## begin Material to process
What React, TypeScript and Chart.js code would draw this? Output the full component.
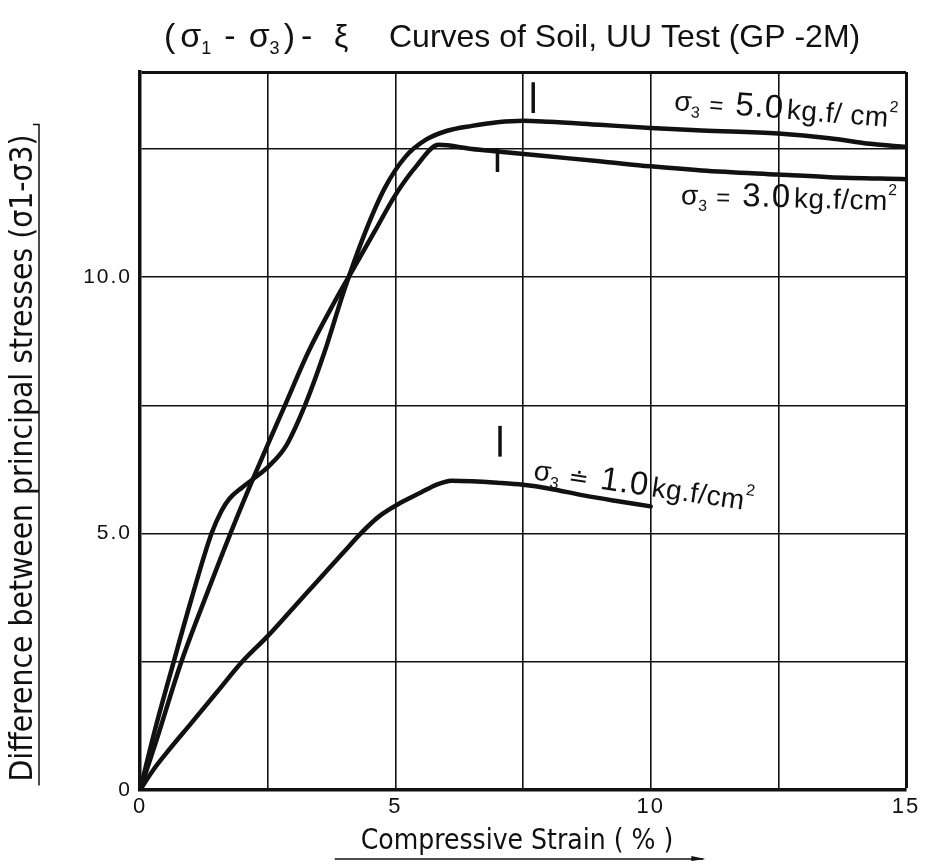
## end Material to process
## begin Material to process
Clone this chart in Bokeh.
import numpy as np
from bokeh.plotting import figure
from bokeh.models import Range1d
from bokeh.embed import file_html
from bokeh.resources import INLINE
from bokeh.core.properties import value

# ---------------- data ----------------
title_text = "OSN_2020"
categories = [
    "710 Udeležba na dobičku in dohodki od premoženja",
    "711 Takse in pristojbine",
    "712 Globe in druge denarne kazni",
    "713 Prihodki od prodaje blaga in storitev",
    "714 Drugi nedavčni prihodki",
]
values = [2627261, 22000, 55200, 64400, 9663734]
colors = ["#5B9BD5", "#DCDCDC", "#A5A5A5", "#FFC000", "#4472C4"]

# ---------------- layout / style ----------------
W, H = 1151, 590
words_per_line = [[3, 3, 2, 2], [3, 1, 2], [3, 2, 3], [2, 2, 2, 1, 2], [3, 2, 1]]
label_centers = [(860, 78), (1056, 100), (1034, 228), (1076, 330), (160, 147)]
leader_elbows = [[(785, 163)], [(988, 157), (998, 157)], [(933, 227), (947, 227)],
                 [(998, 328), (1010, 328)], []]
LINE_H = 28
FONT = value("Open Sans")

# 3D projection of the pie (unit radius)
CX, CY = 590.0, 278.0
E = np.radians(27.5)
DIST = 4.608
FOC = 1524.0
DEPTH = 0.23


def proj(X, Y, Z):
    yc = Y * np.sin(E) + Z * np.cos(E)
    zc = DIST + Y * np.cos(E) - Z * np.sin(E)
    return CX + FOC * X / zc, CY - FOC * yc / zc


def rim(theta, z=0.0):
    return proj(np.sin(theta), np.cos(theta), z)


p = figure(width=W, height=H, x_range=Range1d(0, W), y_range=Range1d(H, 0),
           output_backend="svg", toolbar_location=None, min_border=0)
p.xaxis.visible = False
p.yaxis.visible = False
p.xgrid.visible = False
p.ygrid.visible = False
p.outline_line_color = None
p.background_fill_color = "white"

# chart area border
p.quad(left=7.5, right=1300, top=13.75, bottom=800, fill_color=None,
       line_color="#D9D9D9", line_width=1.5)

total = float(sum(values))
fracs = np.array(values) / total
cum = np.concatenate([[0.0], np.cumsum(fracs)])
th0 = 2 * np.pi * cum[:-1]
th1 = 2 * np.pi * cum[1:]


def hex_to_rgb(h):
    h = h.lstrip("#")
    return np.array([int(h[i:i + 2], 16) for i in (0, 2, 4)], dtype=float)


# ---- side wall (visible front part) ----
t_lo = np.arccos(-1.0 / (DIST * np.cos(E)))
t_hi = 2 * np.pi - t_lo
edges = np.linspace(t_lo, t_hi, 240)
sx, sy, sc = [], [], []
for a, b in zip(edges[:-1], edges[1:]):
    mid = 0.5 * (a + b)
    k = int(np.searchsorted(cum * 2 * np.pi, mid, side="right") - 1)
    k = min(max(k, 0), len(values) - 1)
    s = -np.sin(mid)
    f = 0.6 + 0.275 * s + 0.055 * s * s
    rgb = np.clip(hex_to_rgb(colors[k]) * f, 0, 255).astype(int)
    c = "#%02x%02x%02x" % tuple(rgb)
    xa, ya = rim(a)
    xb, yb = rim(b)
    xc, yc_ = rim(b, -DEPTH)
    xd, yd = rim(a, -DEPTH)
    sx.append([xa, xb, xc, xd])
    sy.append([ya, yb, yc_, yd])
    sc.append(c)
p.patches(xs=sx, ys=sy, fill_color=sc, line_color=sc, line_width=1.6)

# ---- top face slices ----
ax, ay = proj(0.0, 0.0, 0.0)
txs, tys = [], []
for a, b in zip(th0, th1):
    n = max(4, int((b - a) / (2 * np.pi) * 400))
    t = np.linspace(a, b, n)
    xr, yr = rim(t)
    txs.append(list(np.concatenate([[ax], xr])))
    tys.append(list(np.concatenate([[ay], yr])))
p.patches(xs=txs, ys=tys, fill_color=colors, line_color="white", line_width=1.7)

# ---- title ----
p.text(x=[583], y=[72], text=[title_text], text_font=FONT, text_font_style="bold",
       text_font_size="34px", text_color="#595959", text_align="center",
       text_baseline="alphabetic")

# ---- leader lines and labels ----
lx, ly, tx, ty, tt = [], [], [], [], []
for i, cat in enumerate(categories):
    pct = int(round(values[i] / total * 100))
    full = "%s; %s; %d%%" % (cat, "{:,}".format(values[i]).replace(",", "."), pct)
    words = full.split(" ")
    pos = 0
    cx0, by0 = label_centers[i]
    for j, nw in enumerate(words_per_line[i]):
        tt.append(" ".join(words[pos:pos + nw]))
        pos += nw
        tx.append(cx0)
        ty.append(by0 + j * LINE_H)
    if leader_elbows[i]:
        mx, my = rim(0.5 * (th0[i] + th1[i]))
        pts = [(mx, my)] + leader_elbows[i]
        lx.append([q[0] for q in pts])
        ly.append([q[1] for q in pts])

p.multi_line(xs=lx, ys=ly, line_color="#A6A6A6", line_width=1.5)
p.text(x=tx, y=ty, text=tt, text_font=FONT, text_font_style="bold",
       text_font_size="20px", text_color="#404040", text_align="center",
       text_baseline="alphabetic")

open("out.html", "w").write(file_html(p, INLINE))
## end Material to process
## begin Material to process
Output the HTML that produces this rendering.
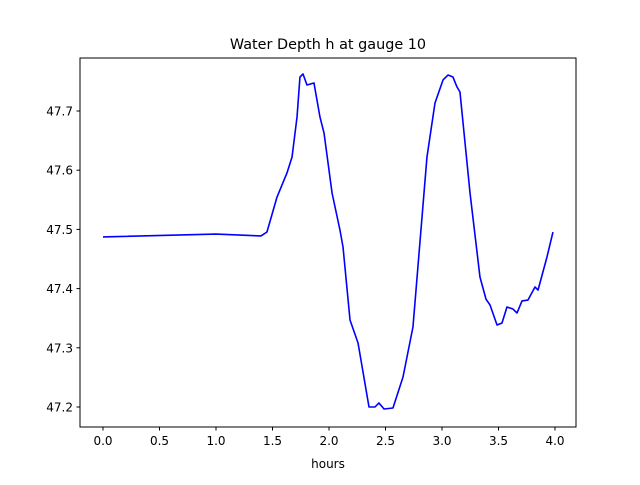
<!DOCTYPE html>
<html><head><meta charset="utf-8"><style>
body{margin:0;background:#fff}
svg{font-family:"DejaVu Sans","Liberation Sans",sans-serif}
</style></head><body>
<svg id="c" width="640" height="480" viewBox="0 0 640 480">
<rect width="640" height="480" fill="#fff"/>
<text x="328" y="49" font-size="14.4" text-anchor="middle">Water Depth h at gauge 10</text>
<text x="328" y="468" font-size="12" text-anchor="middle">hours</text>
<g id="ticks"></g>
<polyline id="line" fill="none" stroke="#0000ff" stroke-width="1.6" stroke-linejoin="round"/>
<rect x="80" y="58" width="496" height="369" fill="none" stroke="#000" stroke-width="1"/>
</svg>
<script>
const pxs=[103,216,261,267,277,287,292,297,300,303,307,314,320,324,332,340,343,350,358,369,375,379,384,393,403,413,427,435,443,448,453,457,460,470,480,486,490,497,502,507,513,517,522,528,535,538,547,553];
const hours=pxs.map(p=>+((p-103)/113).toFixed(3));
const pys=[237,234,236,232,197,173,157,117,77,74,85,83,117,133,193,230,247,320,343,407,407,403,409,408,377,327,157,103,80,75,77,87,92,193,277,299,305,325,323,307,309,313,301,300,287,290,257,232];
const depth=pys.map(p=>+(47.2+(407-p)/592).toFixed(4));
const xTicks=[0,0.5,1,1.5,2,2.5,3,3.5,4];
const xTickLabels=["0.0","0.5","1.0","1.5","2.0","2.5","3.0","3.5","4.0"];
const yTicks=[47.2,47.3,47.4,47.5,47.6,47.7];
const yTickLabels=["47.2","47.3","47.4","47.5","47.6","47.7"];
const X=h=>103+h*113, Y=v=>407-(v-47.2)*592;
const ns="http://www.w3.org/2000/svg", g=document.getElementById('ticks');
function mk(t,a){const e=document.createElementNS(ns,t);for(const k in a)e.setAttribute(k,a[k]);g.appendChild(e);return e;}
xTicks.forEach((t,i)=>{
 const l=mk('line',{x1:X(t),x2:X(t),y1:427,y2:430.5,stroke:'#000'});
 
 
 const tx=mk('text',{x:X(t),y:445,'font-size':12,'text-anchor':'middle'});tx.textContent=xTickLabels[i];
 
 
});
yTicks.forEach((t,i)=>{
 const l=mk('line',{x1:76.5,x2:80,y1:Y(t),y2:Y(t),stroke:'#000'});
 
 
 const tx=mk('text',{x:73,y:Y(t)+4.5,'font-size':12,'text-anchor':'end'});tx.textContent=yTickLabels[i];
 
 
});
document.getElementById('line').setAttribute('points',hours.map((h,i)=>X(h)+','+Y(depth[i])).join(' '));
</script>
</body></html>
## end Material to process
What is expected:
Write out, exactly as they stand, the lines from the one containing "Clone this chart in Bokeh." through the one containing "return CX +", both ends included.

Correct result:
Clone this chart in Bokeh.
import numpy as np
from bokeh.plotting import figure
from bokeh.models import Range1d
from bokeh.embed import file_html
from bokeh.resources import INLINE
from bokeh.core.properties import value

# ---------------- data ----------------
title_text = "OSN_2020"
categories = [
    "710 Udeležba na dobičku in dohodki od premoženja",
    "711 Takse in pristojbine",
    "712 Globe in druge denarne kazni",
    "713 Prihodki od prodaje blaga in storitev",
    "714 Drugi nedavčni prihodki",
]
values = [2627261, 22000, 55200, 64400, 9663734]
colors = ["#5B9BD5", "#DCDCDC", "#A5A5A5", "#FFC000", "#4472C4"]

# ---------------- layout / style ----------------
W, H = 1151, 590
words_per_line = [[3, 3, 2, 2], [3, 1, 2], [3, 2, 3], [2, 2, 2, 1, 2], [3, 2, 1]]
label_centers = [(860, 78), (1056, 100), (1034, 228), (1076, 330), (160, 147)]
leader_elbows = [[(785, 163)], [(988, 157), (998, 157)], [(933, 227), (947, 227)],
                 [(998, 328), (1010, 328)], []]
LINE_H = 28
FONT = value("Open Sans")

# 3D projection of the pie (unit radius)
CX, CY = 590.0, 278.0
E = np.radians(27.5)
DIST = 4.608
FOC = 1524.0
DEPTH = 0.23


def proj(X, Y, Z):
    yc = Y * np.sin(E) + Z * np.cos(E)
    zc = DIST + Y * np.cos(E) - Z * np.sin(E)
    return CX + FOC * X / zc, CY - FOC * yc / zc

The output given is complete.